Archive: Dec 2010
The idea to make the film above was a natural progression from the photographs that I wrote about in a post called Three Chords & The Truth earlier this year. In summary, I suggested that to put up a white sheet, or paper backdrop, outside in diffused, flat daylight, preferably against a wall that faces away from the sun, and photograph people against that backdrop was the photographic equivalent of learning to play basic three chord rock & roll. The post was illustrated with a series of portraits I had made in that way of duathlon competitors immediately after crossing the finish line. What interested me, and still does, is the unadorned,raw, naked vulnerability of those people at that moment. They have trained well but are exhausted. On that day, of maybe 30 people that I asked to photograph, not a single one declined. I would take charge of them as they crossed the line and guide them to my camera and backdrop. They were, right there, as small children willing to be told what to do.

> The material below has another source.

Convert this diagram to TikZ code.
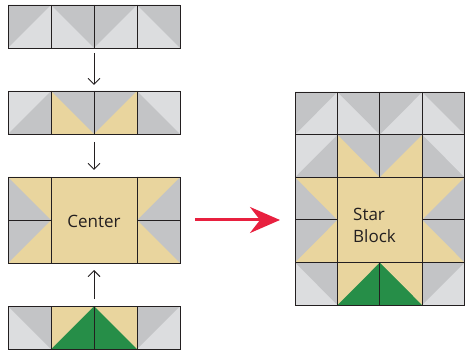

As I was photographing I realised that a 60 second filmed study of the same subject matter would have to come next. As soon as I got home I began to research where I might be able to find that kind of thing. It wasn’t difficult and sometime in June of this year Sarah, my assistant, and I met up at 5am one morning to get to the finish line of an Olympic standard triathlon on the edge of London, in time to set up and wait for the first ones to finish.
Having done it once in a still format and seen how the majority of the competitors were at the finish, I had learned that most of them were simply too well trained to give me the impression of being at death’s door, despite the make up of the Olympic level: 1.5Km swim, 42km bike & 10km run. Instead, I realised that what I needed to capture was a minute from each person of what I like to think of as ‘exposed honesty.’ In these few minutes after an endurance of this type, I found all of the people in this film to have a quiet and confident, yet vulnerable, plaintiveness to their countenance and it’s possible to convey that more powerfully in moving form than still. There simply is no way to show, in still form, someone shivering because their body is cooling down too rapidly after such a prolonged and heat generating endeavour.
As the camera moves in or out from each of their faces you find yourself adapting your breathing, in empathy, willing them to make it through this last and unexpected trial by camera, to hold it’s gaze and not be beaten now. Why should they though? They know that what they have done is an achievement, their own quiet, private achievement. None of them are professionals, just people with ordinary jobs finding it in themselves to pull something extraordinary from within at the weekend. I suppose that what really gives each of them that resolute way of facing the relentless glare of the camera is the knowledge inside that, in a world where front and flim flam often seem to carry the undeserved to such heights, they are the ones who are just doing it.